Por Camila Marins.
Há 32 anos, no dia 17 de maio, em 1990, a Organização Mundial da Saúde (OMS) retirou a homossexualidade da Classificação Estatística Internacional de Doenças e Problemas Relacionados com a Saúde (CID). Desde então, a data é celebrada como dia de luta contra a LGBTQIAfobia. São mais de três décadas lutando contra a patologização de nossas orientações sexuais.
Apesar desta conquista ser importantíssima, sabemos que terapias de conversão e “cura gay” seguem sendo violentamente aplicadas no país. Com o desmonte do SUS e das redes de saúde mental dos estados e municípios, crescem iniciativas fundamentalistas de comunidades terapêuticas e, em muitos destes lugares, são registradas violações de Direitos Humanos, sobretudo contra a população LGTBTQIA+. A luta pela despatologização das identidades LGBTQIA+ está intrinsecamente conectada à luta por uma saúde pública universal, laica e de qualidade.
Pelo menos cinco pessoas LGBTQIA+ foram vítimas de homicídio no país a cada semana em 2021, segundo o Observatório de Mortes e Violências contra LGBTI+. Ao todo, foram 262 assassinatos, aumento de 21,9% em relação ao ano anterior, quando o total foi de 215.
Nos últimos anos, o mundo passou pela pandemia da Covid-19 que piorou, e muito, as condições sanitárias, econômicas e sociais da população.
Muitas pessoas LGBTQIA+ reviveram processos de expulsão e violências dentro das casas de sua família nuclear, perderam o emprego e a renda, foram morar nas ruas, adoeceram e morreram. Qual a porcentagem da população LGBTQIA+ que se contaminou com Covid ou morreu? Não sabemos, porque não há vontade política em incluir os campos de orientação sexual e identidade de gênero nos boletins epidemiológicos e de óbito. E se não temos dados e estatísticas, não há política pública.
Para além da insuficiência de informações e de um perfil demográfico de nossa população LGBTQIA+, o Congresso Nacional não aprova leis pró-LGBTQIAs desde 1988, ou seja, desde a redemocratização do país. E não faltam iniciativas de projetos de lei, mas sobra LGBTQIAfobia das bancadas conservadoras e fundamentalistas. Um exemplo que foi utilizado como fake news para alimentar o antipetismo foi o chamado “kit gay”. Esse terror ideológico contra a população LGBTQIA+ é também moral.

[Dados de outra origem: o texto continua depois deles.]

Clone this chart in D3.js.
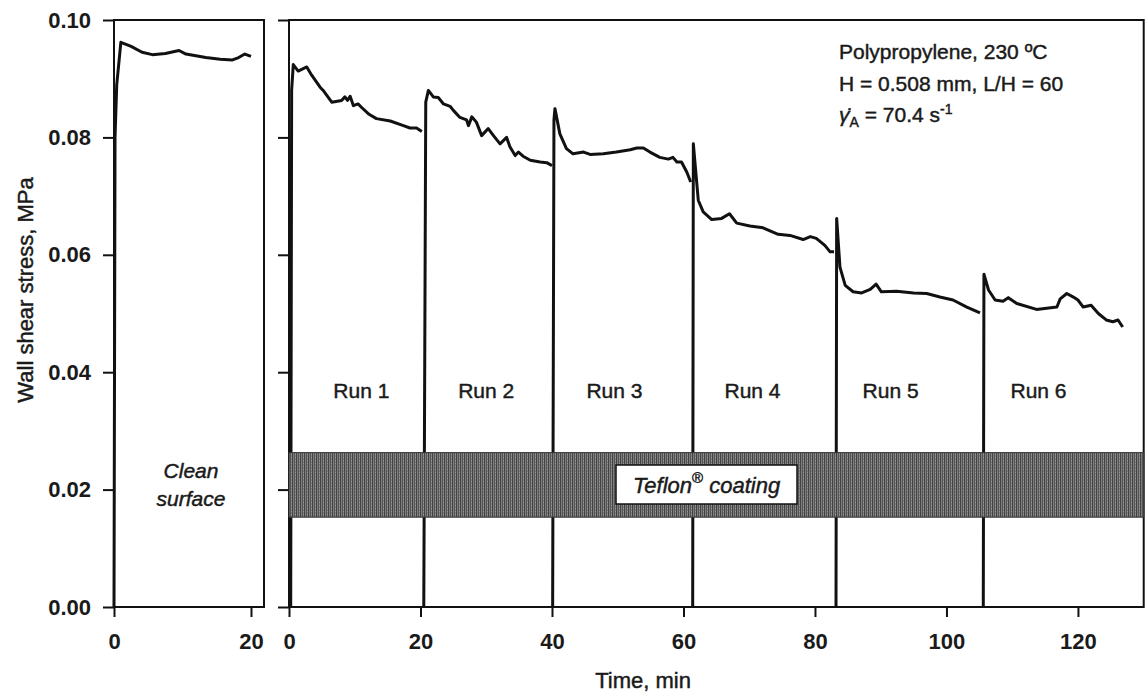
<!DOCTYPE html>
<html>
<head>
<meta charset="utf-8">
<script src="https://cdn.jsdelivr.net/npm/d3@7/dist/d3.min.js"></script>
<style>
  body { margin: 0; background: #fff; }
  svg { font-family: "Liberation Sans", Arial, sans-serif; }
  .heavy { stroke: #1a1a1a; stroke-width: 0.45px; }
</style>
</head>
<body>
<svg id="chart" width="1146" height="693"></svg>
<script>
// clean surface run, [time min, stress MPa]
const cleanRun = [[0, 0], [0.15, 0.08], [0.4, 0.089], [1.0, 0.0962], [2.5, 0.0955], [4.1, 0.0945],
  [5.6, 0.0941], [7.5, 0.0943], [9.5, 0.0948], [10.5, 0.0942], [13.4, 0.0936], [15.5, 0.0933],
  [17.3, 0.0932], [18.2, 0.0936], [19.1, 0.0942], [20.0, 0.0938]];

// Teflon coated runs
const run1 = [[0.26, 0], [0.4, 0.088], [0.65, 0.0924], [1.4, 0.0913], [2.7, 0.092], [3.45, 0.0906],
  [4.7, 0.0886], [5.2, 0.088], [6.5, 0.086], [8.0, 0.0863], [8.5, 0.0869], [8.9, 0.0863],
  [9.3, 0.087], [9.8, 0.0854], [10.5, 0.0857], [11.05, 0.0851], [12.1, 0.084], [13.3, 0.0832],
  [15.4, 0.0828], [17.4, 0.082], [18.4, 0.0816], [19.4, 0.0816], [20.2, 0.081]];
const run2 = [[20.5, 0], [20.8, 0.086], [21.2, 0.088], [21.95, 0.0869], [22.7, 0.0868], [23.5, 0.0857],
  [24.5, 0.0853], [25.0, 0.0846], [26.0, 0.0834], [27.0, 0.083], [27.3, 0.082], [27.8, 0.0835],
  [28.5, 0.0826], [29.3, 0.0803], [30.3, 0.0815], [31.1, 0.0803], [32.1, 0.0789], [33.1, 0.08],
  [33.6, 0.0784], [34.4, 0.0769], [34.9, 0.0775], [35.6, 0.0768], [36.7, 0.0761], [38.2, 0.0758],
  [39.2, 0.0757], [40.0, 0.0752]];
const run3 = [[40.1, 0], [40.3, 0.083], [40.45, 0.0849], [41.2, 0.0806], [42.2, 0.0781], [43.2, 0.0772],
  [44.8, 0.0775], [45.8, 0.0771], [47.8, 0.0772], [49.8, 0.0775], [51.9, 0.0779], [52.9, 0.0782],
  [53.9, 0.0782], [54.9, 0.0775], [56.4, 0.0766], [57.7, 0.0763], [58.4, 0.0766], [59.0, 0.0758],
  [59.7, 0.0758], [60.5, 0.0741], [61.1, 0.0724]];
const run4 = [[61.4, 0], [61.5, 0.0789], [62.25, 0.0693], [63.0, 0.0673], [64.3, 0.066], [65.8, 0.0662],
  [67.0, 0.067], [68.1, 0.0654], [70.1, 0.0649], [72.1, 0.0646], [74.4, 0.0635], [76.2, 0.0633],
  [78.2, 0.0626], [79.3, 0.0631], [80.2, 0.0628], [81.5, 0.0616], [82.3, 0.0605], [82.9, 0.0605]];
const run5 = [[83.2, 0], [83.3, 0.0662], [83.8, 0.0579], [84.6, 0.0548], [85.8, 0.0537], [87.1, 0.0535],
  [88.4, 0.0541], [89.3, 0.055], [90.1, 0.0537], [92.4, 0.0538], [95.0, 0.0535], [97.0, 0.0534],
  [99.0, 0.0528], [101.0, 0.0523], [103.1, 0.0511], [105.1, 0.0501]];
const run6 = [[105.6, 0], [105.7, 0.0567], [106.4, 0.054], [107.4, 0.0523], [108.6, 0.0521], [109.4, 0.0527],
  [110.7, 0.0517], [113.7, 0.0507], [116.8, 0.0511], [117.3, 0.0525], [118.3, 0.0534], [119.3, 0.0528],
  [120.0, 0.0523], [120.8, 0.0511], [122.0, 0.0514], [123.1, 0.05], [124.3, 0.0489], [125.3, 0.0486],
  [126.1, 0.0489], [126.8, 0.0477]];

const runs = [run1, run2, run3, run4, run5, run6];
const runLabels = ["Run 1", "Run 2", "Run 3", "Run 4", "Run 5", "Run 6"];
const runLabelTimes = [11, 30, 49.5, 70.5, 91.5, 114];

const yTicks = [0, 0.02, 0.04, 0.06, 0.08, 0.10];
const xTicksLeft = [0, 20];
const xTicksRight = [0, 20, 40, 60, 80, 100, 120];
const coatingBand = [0.0153, 0.0263];

const svg = d3.select("#chart");
const yTop = 20, yBottom = 607;

const y = d3.scaleLinear().domain([0, 0.10]).range([yBottom, yTop]);
const xL = d3.scaleLinear().domain([0, 21.9]).range([114, 264]);
const xR = d3.scaleLinear().domain([0, 130]).range([289, 1143.7]);

// texture for the coating band
const defs = svg.append("defs");
const pat = defs.append("pattern").attr("id", "tex")
  .attr("width", 4).attr("height", 3).attr("patternUnits", "userSpaceOnUse");
pat.append("rect").attr("width", 4).attr("height", 3).attr("fill", "#7c7c7c");
pat.append("rect").attr("x", 0).attr("width", 1).attr("height", 3).attr("fill", "#434343");
pat.append("rect").attr("x", 2).attr("width", 1).attr("height", 3).attr("fill", "#555");
pat.append("rect").attr("x", 3).attr("y", 1).attr("width", 1).attr("height", 1).attr("fill", "#9a9a9a");

function drawAxes(x, xTicks, withLabels) {
  const g = svg.append("g");
  const [x0, x1] = x.range();

  // y axis ticks
  g.append("g").attr("transform", `translate(${x0},0)`)
    .call(d3.axisLeft(y).tickValues(yTicks).tickSize(11).tickSizeOuter(0)
      .tickFormat(withLabels ? d3.format(".2f") : ""))
    .call(a => a.select(".domain").remove())
    .call(a => a.selectAll("line").attr("stroke", "#111").attr("stroke-width", 2))
    .call(a => a.selectAll("text").attr("x", -23).attr("font-size", 22).attr("font-weight", "bold")
      .attr("fill", "#1a1a1a"));

  // x axis ticks
  g.append("g").attr("transform", `translate(0,${yBottom})`)
    .call(d3.axisBottom(x).tickValues(xTicks).tickSize(10).tickSizeOuter(0))
    .call(a => a.select(".domain").remove())
    .call(a => a.selectAll("line").attr("stroke", "#111").attr("stroke-width", 2))
    .call(a => a.selectAll("text").attr("y", 26).attr("dy", "0.71em").attr("font-size", 22)
      .attr("font-weight", "bold").attr("fill", "#1a1a1a"));

  // frame
  g.append("rect").attr("x", x0).attr("y", yTop).attr("width", x1 - x0).attr("height", yBottom - yTop)
    .attr("fill", "none").attr("stroke", "#111").attr("stroke-width", 2);
}

const lineL = d3.line().x(d => xL(d[0])).y(d => y(d[1]));
const lineR = d3.line().x(d => xR(d[0])).y(d => y(d[1]));

drawAxes(xL, xTicksLeft, true);
drawAxes(xR, xTicksRight, false);

svg.append("path").datum(cleanRun).attr("d", lineL)
  .attr("fill", "none").attr("stroke", "#111").attr("stroke-width", 3).attr("stroke-linejoin", "round");

svg.selectAll(".run").data(runs).join("path").attr("class", "run")
  .attr("d", lineR).attr("fill", "none").attr("stroke", "#111")
  .attr("stroke-width", 3).attr("stroke-linejoin", "round");

// coating band over the run lines
svg.append("rect")
  .attr("x", xR(0)).attr("y", y(coatingBand[1]))
  .attr("width", xR.range()[1] - xR(0)).attr("height", y(coatingBand[0]) - y(coatingBand[1]))
  .attr("fill", "url(#tex)").attr("stroke", "#333").attr("stroke-width", 1);

const boxX = 616, boxW = 181;
svg.append("rect").attr("x", boxX).attr("y", 465).attr("width", boxW).attr("height", 39)
  .attr("fill", "#fff").attr("stroke", "#111").attr("stroke-width", 1.5);
const tef = svg.append("text").attr("class", "heavy").attr("x", boxX + boxW / 2).attr("y", 493)
  .attr("text-anchor", "middle").attr("font-size", 22).attr("font-style", "italic").attr("fill", "#1a1a1a");
tef.append("tspan").text("Teflon");
tef.append("tspan").attr("font-size", 15).attr("dy", -10).attr("font-style", "normal").text("®");
tef.append("tspan").attr("dy", 10).text(" coating");

// run labels
svg.selectAll(".runlab").data(runLabels).join("text").attr("class", "runlab heavy")
  .attr("x", (d, i) => xR(runLabelTimes[i])).attr("y", 398)
  .attr("text-anchor", "middle").attr("font-size", 21).attr("fill", "#1a1a1a").text(d => d);

// clean surface label
svg.append("text").attr("class", "heavy").attr("x", 191).attr("y", 478).attr("text-anchor", "middle")
  .attr("font-size", 21).attr("font-style", "italic").attr("fill", "#1a1a1a").text("Clean");
svg.append("text").attr("class", "heavy").attr("x", 191).attr("y", 506).attr("text-anchor", "middle")
  .attr("font-size", 21).attr("font-style", "italic").attr("fill", "#1a1a1a").text("surface");

// conditions
const note = svg.append("g").attr("class", "heavy").attr("font-size", 21).attr("fill", "#1a1a1a");
note.append("text").attr("x", 839).attr("y", 59).text("Polypropylene, 230 ºC");
note.append("text").attr("x", 839).attr("y", 91).text("H = 0.508 mm, L/H = 60");
const g3 = note.append("text").attr("x", 839).attr("y", 122);
g3.append("tspan").attr("font-style", "italic").text("γ̇");
g3.append("tspan").attr("font-size", 14).attr("dy", 5).text("A");
g3.append("tspan").attr("dy", -5).text(" = 70.4 s");
g3.append("tspan").attr("font-size", 14).attr("dy", -8).text("-1");

// axis titles
svg.append("text").attr("class", "heavy").attr("transform", "translate(33,290) rotate(-90)")
  .attr("text-anchor", "middle").attr("font-size", 22).attr("fill", "#1a1a1a")
  .text("Wall shear stress, MPa");
svg.append("text").attr("class", "heavy").attr("x", 643).attr("y", 688).attr("text-anchor", "middle")
  .attr("font-size", 22).attr("fill", "#1a1a1a").text("Time, min");
</script>
</body>
</html>
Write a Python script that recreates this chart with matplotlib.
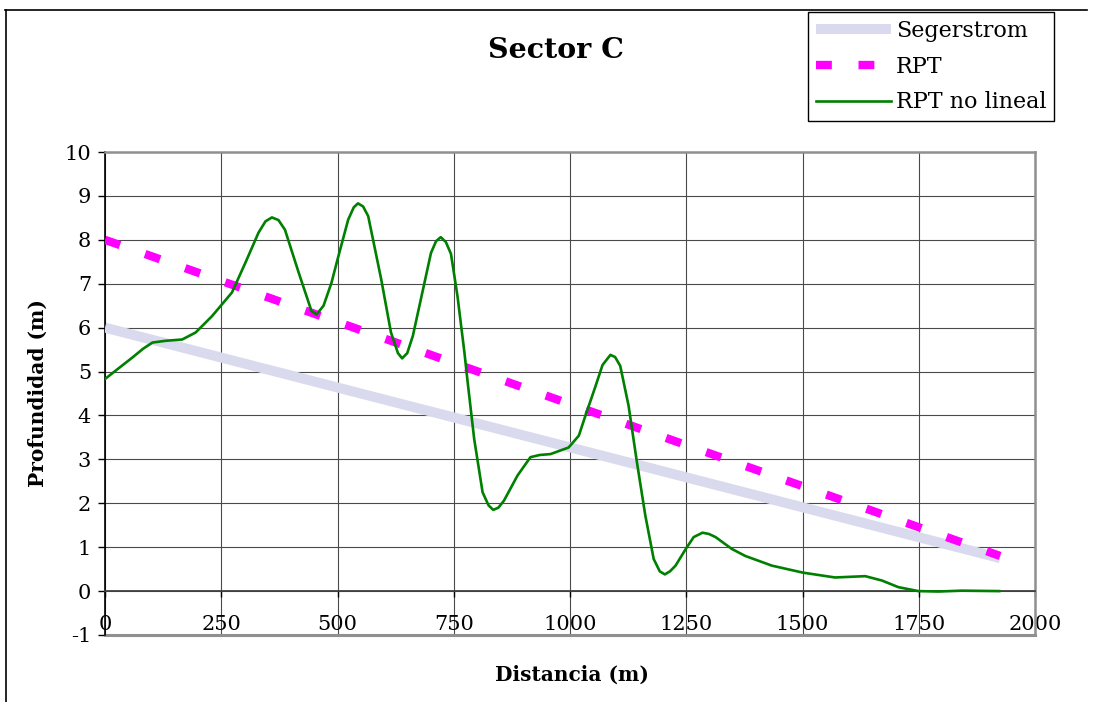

Os poucos dados estatísticos disponíveis à comunidade LGBTQIA+ não deixam dúvida: as lésbicas, os gays, as travestis e transexuais negros são as maiores vítimas da violência motivada por discriminação. É a populacao preta e LGBTQIA+ que mais morre de Aids neste país. O percentual chega a ser 22% maior na comparação com LGBTQIA+ brancos, segundo o Boletim Epidemiológico do Ministério da Saúde.
O atual governo federal desmontou o departamento de IST/Aids e acabou com campanhas educativas voltadas à população LGBTQIA+. Pretas e pretos periféricos usuários do SUS são escanteados por um governante que já disse que menino vira gay por falta de porrada.
A crise que vivemos é estética e ética. O ano de 2022 é, sem dúvida, fundamental para retomarmos um caminho de cidadania contra a barbárie. Urge uma agenda de ações, a começar pela realização de um Censo LGBTQIA+ e a destinação de Orçamento Público para as políticas específicas, como o Dossiê Lesbocídio; ambulatórios de saúde para população LGBTQIA+; centros de abrigamento e acolhimento, entre outras. Nós, pessoas negras e LGBTQIA+, queremos viver, e não apenas sobreviver.
Camila Marins é jornalista, mestranda em políticas públicas em direitos humanos pela UFRJ, editora da Revista Brejeiras e pré-candidata a deputada federal pelo PT.